I have to make a decision in ~1 month, whether I want a course in "Analytical Mechanics", "Introduction to Nuclear- and Particle Physics" and "Programming for Physicists".

The thing is, I wish to work in condensed matter physics (whether that may be computional, theoretical or experimental), which is why I have already ruled out "Introduction to Nuclaer- and Particle Physics".

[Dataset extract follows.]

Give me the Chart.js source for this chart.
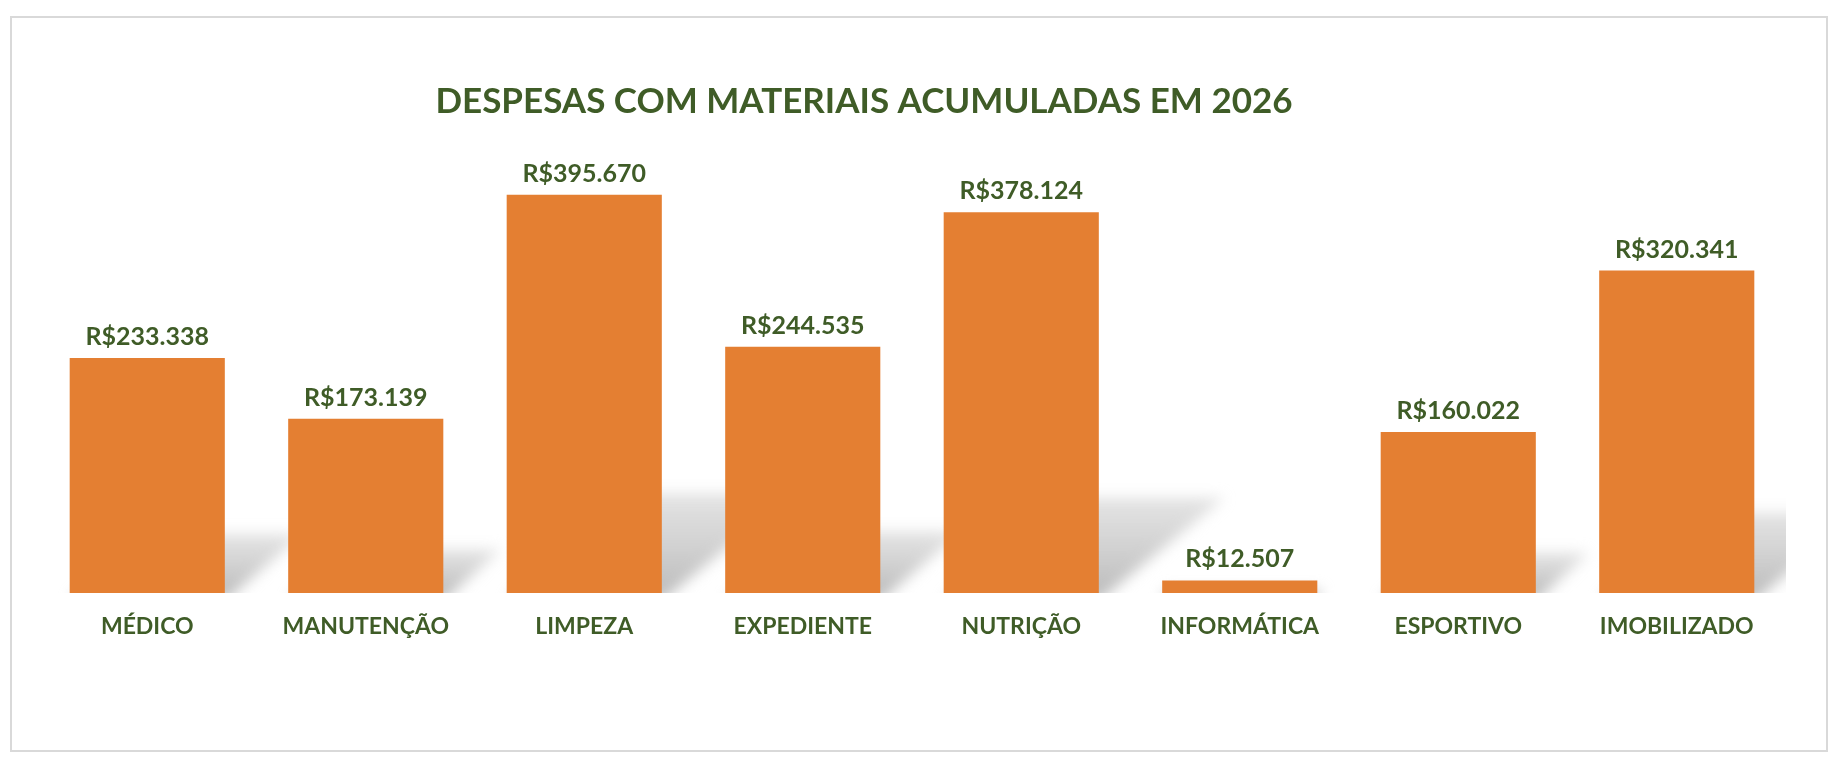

This leaves the last two. Which ones do you think will benefit me most in the long run?

Best regards,
Niles.
 
  • #2
Analytical mechanics is very fundamental and important. Programming for physicists is probably a numerical methods class. Numerical methods are very important, but for the most part they're easy to learn ideas that can be self-taught and then implemented quickly. You'll need to learn both at some point, but since analytical mechanics is more fundamental I'd say to go for that.
 
  • #3
Well, the thing is that I will also be following a course in CMP, and apparently the lectures of the CMP-course and Analytical Mechanics-course will be in the same days and same hours - so I have to choose which lectures I should go to! (This is not the case with the Computational-course)

And based on this, the Analytical Mechanics course will be self-studied in some way. This is why I thought last night that perhaps I should self-study Analytical-Mechanics, and take the Computational-course.

But do you think this is possible (i.e. possible to self-study Analytical Mechanics)?